Later life mortgage lending affecting retirement planning

4 June 2024

Later life mortgage lending data showed a decline over the past quarter, but continues to cast a “significant shadow” over retirement planning, according to Hargreaves Lansdown.

The number of new loans issued to borrowers aged over 55 dropped 11.7% year-on-year to 28,840 in the first quarter of this year, data from UK Finance shows.

The value of lending also decreased 8.5% year-on-year to £4.3 billion.

The data showed a  total of £2.26 billion of this lending was given to borrowers aged between 55 and 60, down 9.2% on the previous year. Meanwhile, £440 million of new lending was to borrowers aged over 70.

Helen Morrissey, head of retirement analysis at Hargreaves Lansdown, said: “Later life mortgage lending is falling but still casts a significant shadow over our retirement planning. Having to find the money to pay housing costs in retirement can put further pressure on a budget that may already be under severe strain.”
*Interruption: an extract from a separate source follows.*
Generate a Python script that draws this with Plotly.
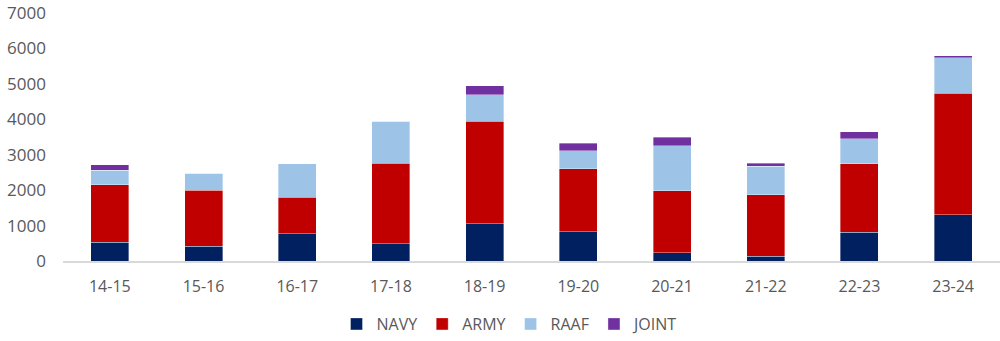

The most recent data from Hargreaves Lansdown’s Savings and Resilience Barometer shows only 39% of households are on track for a moderate retirement income as defined by the Pensions and Lifetime Savings Association. This puts a single person’s living costs at just over £31,000 per year and a couple’s at £43,100 but this doesn’t include rental or mortgage costs.

Morrissey said: “Lifetime mortgages accounted for £410 million of new lending over the period. It shows equity release is still playing a real part in people’s retirement plans though we don’t know whether this is being done to fund things like home renovations or people are using it to boost their income. The overwhelming volume of new lending comes from residential lending. Of course some retirees will repay their mortgages relatively quickly post-retirement but these figures show over £440 million comes from borrowers aged over the age of 70.”

She warned that the problem is likely to mushroom because those getting on to the property ladder in their 30s are taking even longer mortgages and they may face difficult retirement spending choices in an effort to make ends meet.